By Vasilios Van de Verg
There are a few issues with my original plan.
The first issue is that a square inch is a lot larger than I originally thought, and my mosaic would have to be massive in order to have any level of detail. I decided to make the paper tiles ½ inch by ½ inch instead. I would also have to find smaller ceramic tiles, which leads into the second issue. The second issue was that there were no white square ceramic tiles smaller than one square inch. I scratched the painting idea entirely and elected to just find tiles that looked like the original mosaic’s background.

I then removed some of the glass tiles and put three rows of the stone tiles in their place.

There is now a third issue: The bottom tiles are irregular in size, so it would be very difficult to add in the box that the parrot stands on using tiles. I decided instead to cut it out of paper. I was thinking about making it out of paper tiles, but since the shape I cut out was just a parallelogram, I felt that it would have been unnecessary and tedious.

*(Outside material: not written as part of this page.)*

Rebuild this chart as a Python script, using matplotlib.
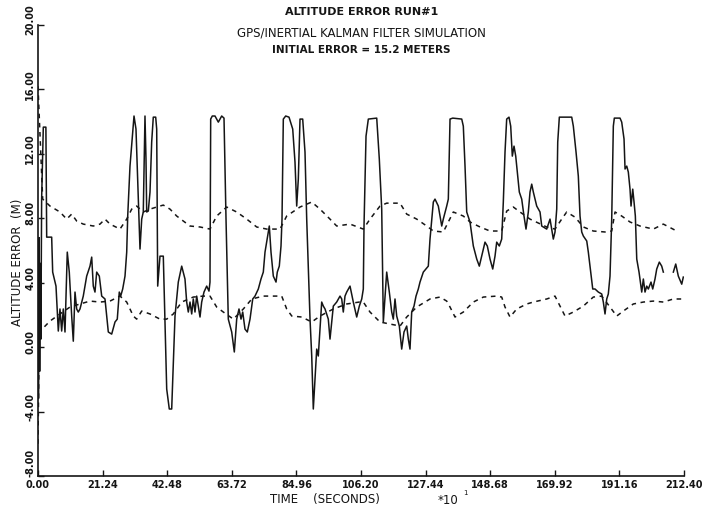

I then made the base for the paper tiles by tracing an outline of the bird on black construction paper and cutting it out.

I then began to make the paper tiles. I made cuts in ½ inch wide strips of green construction paper every ½ an inch, leaving a small bit of paper still connected. I had trouble keeping the cuts clean and uniform, but I decided that it gave the tiles a feathered effect and did nothing to correct it.
I had a video of me cutting the paper strips but I can’t add videos to WordPress without getting the premium version.
I started attaching the paper tiles in rows along the paper silhouette of the bird. While I was doing this, I got the nagging feeling that maybe I was going about it the wrong way, and that it wasn’t going to be good. It certainly did not look good; the opus-vermiculatum effect only worked when the paper curved one way and when it was bent the other way the paper tiles would overlap each other (in hindsight I could have fixed this by removing the section of each strip that bent this way and flipping them, so they did not overlap). I pushed these thoughts aside and reassured myself that it only looked so bad because it was an unfinished project, and the final version.

I also cut out a beak and feet for the bird, but I forgot to take a picture before that.
When the parrot was finished I realized I was correct in thinking it was not going well. I considered restarting, but I had already gone through the meticulous process of laying down a strip of paper, waiting for the glue to dry, washing off glue I got on my fingers, going back to add another strip only to realize the glue had not set and messing up the previous strip, and so on. I decided to leave it be, and only added a round cut of black paper for an eye. I then put the pieces together.